Interesting forward from Miranda July's "We Think Alone" Project, http://wethinkalone.com/
The email is from author Sheila Heti http://www.sheilaheti.net/ to another writer, Sarah Manguso.
It refers to this interview: "Woman Writer + Writer Mother: A Conversation between Sarah Manguso and Rachel Zucker"Manguso says things like, "I hate being perceived as a potential mother—an empty vessel—but in Western medical culture, that is my identity. When I am given a new medication, I have to prove I’m not pregnant....For as long as I have lived, I have been an egg-box. In a Western hospital, my eggs are the most valuable part of me." Zucker says things like, "I sound so pathetically unable to control my feelings—'womanly'?—and yet to say otherwise is to lie...Is it just the culture that makes me into an 'egg-box'? Or is it something else, something in me?"

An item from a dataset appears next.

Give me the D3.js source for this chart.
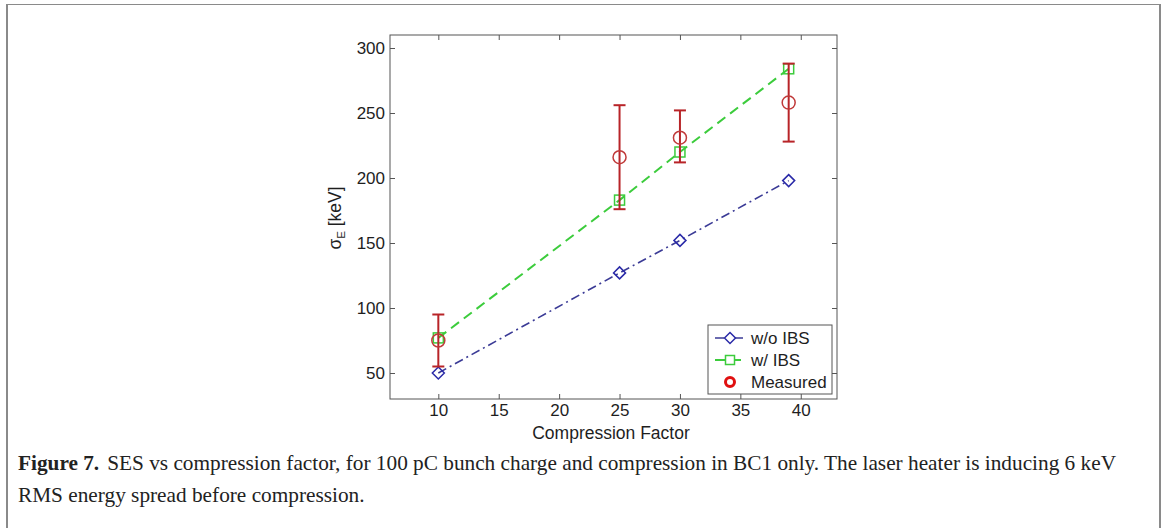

---------- Forwarded message ----------
From: Sheila Heti
Date: Mon, Feb 1, 2010 at 3:21 PM
To: Sarah Manguso
I passed your interview on to a smart (childless) woman friend of mine who replied:
Last comment. This interview kind of gives me the creeps; perhaps it touches a never. Rachel is strange, the way she projects on to your friend (I pictured your life, saw you sleeping with handsome men in a messy apartment...), says having children curbed her ego and yet she is unbearably judgmental. What they say about their own mothers is fascinating, how we build our identities in reaction.
Did you see this: http://opinionator.blogs.nytimes.com/2009/09/17/the-referendum/
I am prompted to think of these women (mothers) I metwhen I spent a month in Florence last year. The way they talked about child-bearing and raising children (the ones I am thinking about both had teenagers) was so different from how people talk about parenting and the experience here in North America. One of them (a vivacious filmmaker with three children, finally divorced) told me, "A woman who doesn't have the biological urge for children should consider herself lucky." Another woman spoke of being "condemned" to motherhood; another, "My life was pretty good before Leah," (her beautiful 16-year-old ballerina daughter).
They were very open and unconflicted about accepting the genuine sacrifices they had made, and how, in very serious ways, it had ruined their lives (as well as adding to their lives, which they spoke less about).
Another woman said to me, "It's not good for a woman. If you are someone who likes to live by your own rhythms -- you can't. Ever again. You have to live in response to your kids."
It was amazing to me how no woman I have ever talked to here has ever said anything close to anything like the women I met over there.